Understatement for the day:
"One of the lessons of Vietnam was that we as a people, as a nation, must learn to empathize with others in the world -- particularly our opponents. Sympathy is not a synonym of empathy: Empathy means understanding; sympathy means agreeing or embracing. I don't think we as a nation have learned to empathize."
Digby, at Hullabaloo: "Part of the framing of The Fog of War as well as one of McNamara's later books was the 11 causes and lessons that he listed coming out of Vietnam... Although I'd like to think that some statesman could learn from these lessons and take America off such a self-destructive course, given the nature of the people who rise to power in [the US] I don't know if that's possible... The peculiar dynamics of the political world, the need to act tough in foreign policy, the seeming inability for leaders to step outside themselves and view things through the lens of others, the narrow and incomplete renderings of history often at work, and of course the lure of money and power and the industry of war, resist politicians coming to any of these conclusions... [The US has] so frequently bungled into conflicts, presuming our role in them when the other participants see it differently, making shortcuts while rationalizing ourselves as heroic, changing the rules if found to violate them, and controlling the message of moral rectitude rather than the actions.
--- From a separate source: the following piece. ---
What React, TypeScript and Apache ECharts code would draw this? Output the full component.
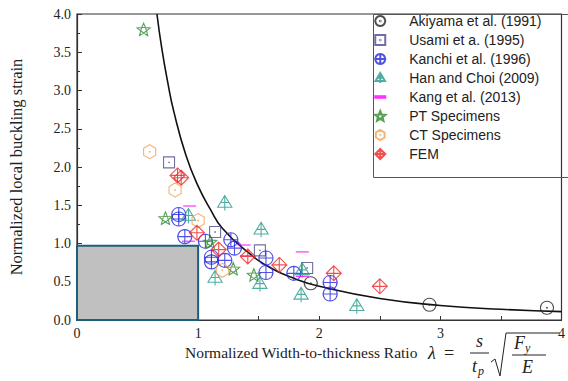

I find these cautions from McNamara to be crucially important, but even in my most optimistic moments I don't believe America is even wired to live up to them."
From The Fog of War, McNamara talking about the firebombing of Tokyo in World War II: "Curtis LeMay said, 'If we'd lost the war, we'd all have been prosecuted as war criminals.' And I think he's right. He, and I'd say I, were behaving as war criminals... But what makes it immoral if you lose and not immoral if you win?"